-- Start of DATA EXCERPT --

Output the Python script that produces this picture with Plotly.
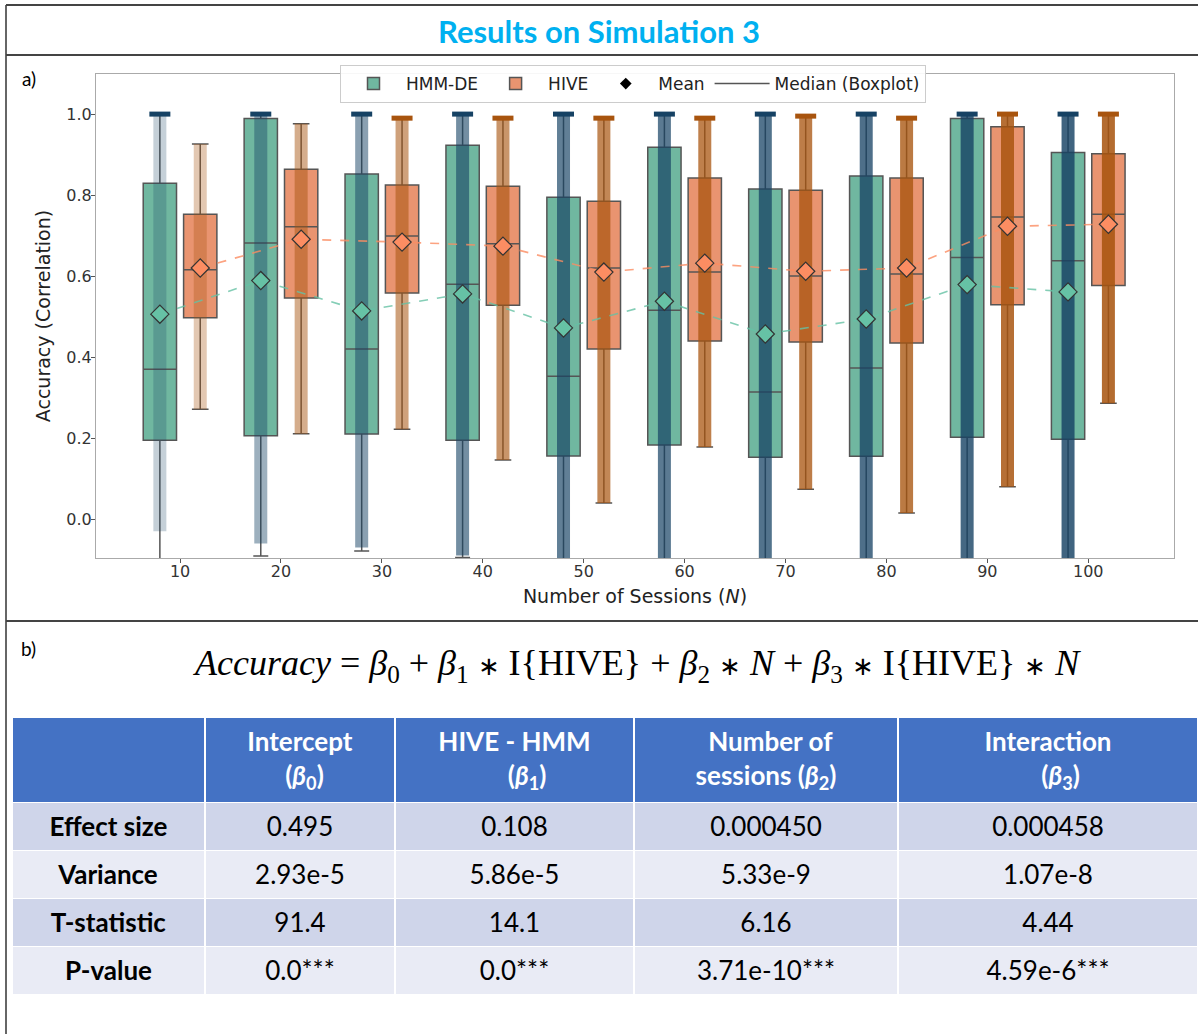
import plotly.graph_objects as go

# ---------------- data ----------------
N = [10, 20, 30, 40, 50, 60, 70, 80, 90, 100]

hmm_q1 = [0.195, 0.206, 0.210, 0.195, 0.156, 0.183, 0.153, 0.155, 0.202, 0.197]
hmm_median = [0.370, 0.682, 0.420, 0.580, 0.353, 0.516, 0.314, 0.373, 0.646, 0.638]
hmm_q3 = [0.829, 0.989, 0.852, 0.923, 0.795, 0.918, 0.815, 0.847, 0.989, 0.905]
hmm_mean = [0.506, 0.589, 0.514, 0.556, 0.472, 0.538, 0.457, 0.494, 0.579, 0.561]
hmm_lowfence = [-0.15, -0.091, -0.079, -0.095, -0.15, -0.15, -0.15, -0.15, -0.15, -0.15]
hmm_highfence = [1.0, 1.0, 1.0, 1.0, 1.0, 1.0, 1.0, 1.0, 1.0, 1.0]
hmm_points_low = [-0.03, -0.06, -0.07, -0.09, -0.15, -0.15, -0.15, -0.15, -0.15, -0.15]
hmm_points_high = [1.0, 1.0, 1.0, 1.0, 1.0, 1.0, 1.0, 1.0, 1.0, 1.0]

hive_q1 = [0.497, 0.546, 0.558, 0.528, 0.420, 0.440, 0.437, 0.435, 0.529, 0.577]
hive_median = [0.616, 0.722, 0.699, 0.680, 0.620, 0.610, 0.600, 0.605, 0.746, 0.753]
hive_q3 = [0.753, 0.864, 0.825, 0.822, 0.785, 0.842, 0.812, 0.842, 0.969, 0.902]
hive_mean = [0.620, 0.691, 0.684, 0.674, 0.610, 0.632, 0.612, 0.620, 0.723, 0.728]
hive_lowfence = [0.271, 0.211, 0.222, 0.146, 0.040, 0.178, 0.074, 0.015, 0.080, 0.286]
hive_highfence = [0.926, 0.976, 0.990, 0.990, 0.990, 0.990, 0.995, 0.990, 1.0, 1.0]

y_ticks = [0.0, 0.2, 0.4, 0.6, 0.8, 1.0]

row_labels = ["Effect size", "Variance", "T-statistic", "P-value"]
coef_headers = [
    ["Intercept", "(<i>β</i><sub>0</sub>)"],
    ["HIVE - HMM", "(<i>β</i><sub>1</sub>)"],
    ["Number of", "sessions (<i>β</i><sub>2</sub>)"],
    ["Interaction", "(<i>β</i><sub>3</sub>)"],
]
effect_size = ["0.495", "0.108", "0.000450", "0.000458"]
variance = ["2.93e-5", "5.86e-5", "5.33e-9", "1.07e-8"]
t_statistic = ["91.4", "14.1", "6.16", "4.44"]
p_value = ["0.0***", "0.0***", "3.71e-10***", "4.59e-6***"]

# ---------------- styles ----------------
W, H = 1198, 1034
DODGE = 2.0
BOX_W = 3.3
STRIP_PX = 13
HMM_FILL = "#70b7a0"
HIVE_FILL = "#e99470"
HMM_C = "#66c2a5"
HIVE_C = "#fc8d62"
HMM_PTS = "22,66,100"
HIVE_PTS = "168,84,14"
HMM_STRIP_ALPHA = [0.25, 0.42, 0.50, 0.60, 0.68, 0.70, 0.74, 0.76, 0.80, 0.82]
HIVE_STRIP_ALPHA = [0.32, 0.48, 0.55, 0.62, 0.70, 0.74, 0.76, 0.78, 0.84, 0.86]
EDGE = "#555555"
AX_FONT = "DejaVu Sans"
TXT_FONT = "Lato"
# leading no-break spaces to visually centre each header line (table lines are left-aligned)
HEADER_PAD = [(0, 6), (0, 11), (2, 0), (0, 9)]
NBSP = "\u00a0"


def px_x(p):
    return p / W


def px_y(p):
    return 1 - p / H


x_hmm = [n - DODGE for n in N]
x_hive = [n + DODGE for n in N]

fig = go.Figure()

# boxes
fig.add_trace(go.Box(
    name="HMM-DE", x=x_hmm, q1=hmm_q1, median=hmm_median, q3=hmm_q3,
    lowerfence=hmm_lowfence, upperfence=hmm_highfence,
    width=BOX_W, whiskerwidth=0.45, boxpoints=False,
    fillcolor=HMM_FILL, line=dict(color=EDGE, width=1.5), legendrank=1,
))
fig.add_trace(go.Box(
    name="HIVE", x=x_hive, q1=hive_q1, median=hive_median, q3=hive_q3,
    lowerfence=hive_lowfence, upperfence=hive_highfence,
    width=BOX_W, whiskerwidth=0.5, boxpoints=False,
    fillcolor=HIVE_FILL, line=dict(color=EDGE, width=1.5), legendrank=2,
))

# strip clouds (dense jittered points shown as translucent bands, drawn over the boxes)
for i in range(len(N)):
    fig.add_trace(go.Scatter(
        x=[x_hmm[i], x_hmm[i]], y=[hmm_points_low[i], hmm_points_high[i]],
        mode="lines", showlegend=False, hoverinfo="skip",
        line=dict(color=f"rgba({HMM_PTS},{HMM_STRIP_ALPHA[i]})", width=STRIP_PX),
    ))
    fig.add_trace(go.Scatter(
        x=[x_hive[i], x_hive[i]], y=[hive_lowfence[i], hive_highfence[i]],
        mode="lines", showlegend=False, hoverinfo="skip",
        line=dict(color=f"rgba({HIVE_PTS},{HIVE_STRIP_ALPHA[i]})", width=STRIP_PX),
    ))

# clusters of points at the ceiling
fig.add_trace(go.Scatter(
    x=x_hmm, y=hmm_points_high, mode="markers", showlegend=False, hoverinfo="skip",
    marker=dict(symbol="line-ew", size=15, line=dict(color=f"rgb({HMM_PTS})", width=5)),
))
cap_hive = [(x, h) for x, h in zip(x_hive, hive_highfence) if h >= 0.99]
fig.add_trace(go.Scatter(
    x=[c[0] for c in cap_hive], y=[c[1] for c in cap_hive], mode="markers",
    showlegend=False, hoverinfo="skip",
    marker=dict(symbol="line-ew", size=15, line=dict(color=f"rgb({HIVE_PTS})", width=5)),
))

# mean trend lines
fig.add_trace(go.Scatter(x=x_hmm, y=hmm_mean, mode="lines", showlegend=False, opacity=0.8,
                         line=dict(color=HMM_C, width=1.6, dash="dash"), hoverinfo="skip"))
fig.add_trace(go.Scatter(x=x_hive, y=hive_mean, mode="lines", showlegend=False, opacity=0.8,
                         line=dict(color=HIVE_C, width=1.6, dash="dash"), hoverinfo="skip"))
# mean markers
fig.add_trace(go.Scatter(x=x_hmm, y=hmm_mean, mode="markers", showlegend=False,
                         marker=dict(symbol="diamond", size=14, color=HMM_C,
                                     line=dict(color="#333333", width=1.2))))
fig.add_trace(go.Scatter(x=x_hive, y=hive_mean, mode="markers", showlegend=False,
                         marker=dict(symbol="diamond", size=14, color=HIVE_C,
                                     line=dict(color="#333333", width=1.2))))

# legend-only entries
fig.add_trace(go.Scatter(x=[None], y=[None], mode="markers", name="Mean", legendrank=3,
                         marker=dict(symbol="diamond", size=9, color="black")))
fig.add_trace(go.Scatter(x=[None], y=[None], mode="lines", name="Median (Boxplot)", legendrank=4,
                         line=dict(color=EDGE, width=1.5)))

# regression table
header_vals = [""] + [
    f"<b>{NBSP * p1}{a}</b><br><b>{NBSP * p2}{b}</b>"
    for (a, b), (p1, p2) in zip(coef_headers, HEADER_PAD)
]
cell_vals = [[f"<b>{r}</b>" for r in row_labels]] + [
    [f"<span>{v}</span>" for v in (effect_size[j], variance[j], t_statistic[j], p_value[j])]
    for j in range(4)
]
row_fill = ["#cfd5ea", "#e9ebf5", "#cfd5ea", "#e9ebf5"]
fig.add_trace(go.Table(
    domain=dict(x=[px_x(12), 1.0], y=[0.0, px_y(717)]),
    columnwidth=[193, 190, 239, 264, 300],
    header=dict(values=header_vals, height=80, fill_color="#4472c4",
                line=dict(color="white", width=1.5), align="center",
                font=dict(family=TXT_FONT, size=26, color="white")),
    cells=dict(values=cell_vals, height=48, fill_color=[row_fill] * 5,
               line=dict(color="white", width=1.5), align="center",
               font=dict(family=TXT_FONT, size=26, color="black")),
))

frame = dict(color="#444444", width=2)
shapes = [
    dict(type="line", xref="paper", yref="paper", x0=px_x(6), x1=px_x(6), y0=0, y1=px_y(5), line=dict(color="#666666", width=2)),
    dict(type="line", xref="paper", yref="paper", x0=px_x(6), x1=1, y0=px_y(5), y1=px_y(5), line=frame),
    dict(type="line", xref="paper", yref="paper", x0=px_x(6), x1=1, y0=px_y(55), y1=px_y(55), line=frame),
    dict(type="line", xref="paper", yref="paper", x0=px_x(6), x1=1, y0=px_y(621), y1=px_y(621), line=frame),
]

STAR = '<span style="font-size:26px">∗</span>'
annotations = [
    dict(text="<b>Results on Simulation 3</b>", x=0.5, y=px_y(31), xref="paper", yref="paper",
         showarrow=False, xanchor="center", yanchor="middle",
         font=dict(family=TXT_FONT, size=31, color="#00b0f0")),
    dict(text="a)", x=px_x(20), y=px_y(79), xref="paper", yref="paper", showarrow=False,
         xanchor="left", yanchor="middle", font=dict(family=TXT_FONT, size=19, color="black")),
    dict(text="b)", x=px_x(19), y=px_y(648), xref="paper", yref="paper", showarrow=False,
         xanchor="left", yanchor="middle", font=dict(family=TXT_FONT, size=19, color="black")),
    dict(text=(f"<i>Accuracy</i> = <i>β</i><sub>0</sub> + <i>β</i><sub>1</sub> {STAR} I{{HIVE}} + "
               f"<i>β</i><sub>2</sub> {STAR} <i>N</i> + <i>β</i><sub>3</sub> {STAR} I{{HIVE}} {STAR} <i>N</i>"),
         x=px_x(637), y=px_y(665), xref="paper", yref="paper", showarrow=False,
         xanchor="center", yanchor="middle",
         font=dict(family="Liberation Serif", size=36, color="black")),
]

fig.update_layout(
    width=W, height=H, margin=dict(l=0, r=0, t=0, b=0),
    paper_bgcolor="white", plot_bgcolor="white",
    boxmode="overlay",
    shapes=shapes, annotations=annotations,
    showlegend=True,
    legend=dict(orientation="h", x=px_x(633), y=px_y(65), xanchor="center", yanchor="top",
                bgcolor="rgba(255,255,255,0.9)", bordercolor="#cccccc", borderwidth=1,
                itemwidth=55, font=dict(family=AX_FONT, size=17, color="#222222"),
                traceorder="normal"),
    xaxis=dict(domain=[px_x(96), px_x(1174)], range=[1.67, 108.5],
               tickvals=N, ticktext=[str(n) for n in N], ticks="outside", ticklen=4,
               ticklabelstandoff=-5,
               tickcolor="#555555", showline=True, mirror=True, linecolor="#aaaaaa",
               linewidth=1.2, showgrid=False, zeroline=False,
               tickfont=dict(family=AX_FONT, size=16, color="#333333"),
               title=dict(text="Number of Sessions (<i>N</i>)", standoff=9,
                          font=dict(family=AX_FONT, size=19, color="#222222"))),
    yaxis=dict(domain=[px_y(558), px_y(74)], range=[-0.096, 1.099],
               tickvals=y_ticks, ticktext=[f"{v:.1f}" for v in y_ticks], ticks="outside",
               ticklen=4, ticklabelstandoff=-4,
               tickcolor="#555555", showline=True, mirror=True,
               linecolor="#aaaaaa", linewidth=1.2, showgrid=False, zeroline=False,
               tickfont=dict(family=AX_FONT, size=16, color="#333333"),
               title=dict(text="Accuracy (Correlation)", standoff=10,
                          font=dict(family=AX_FONT, size=19, color="#222222"))),
)

fig.write_html("out.html", config={"displayModeBar": False},
               post_script="document.body.style.margin='0px';")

-- End of DATA EXCERPT --

Without any pictures, reproduce the lines from the first one in the material through the line that has "N = [10, 20, 30, 40, 50, 60, 70, 80, 90, 100]", exactly as they appear.

EXPECTED ANSWER:
Output the Python script that produces this picture with Plotly.
import plotly.graph_objects as go

# ---------------- data ----------------
N = [10, 20, 30, 40, 50, 60, 70, 80, 90, 100]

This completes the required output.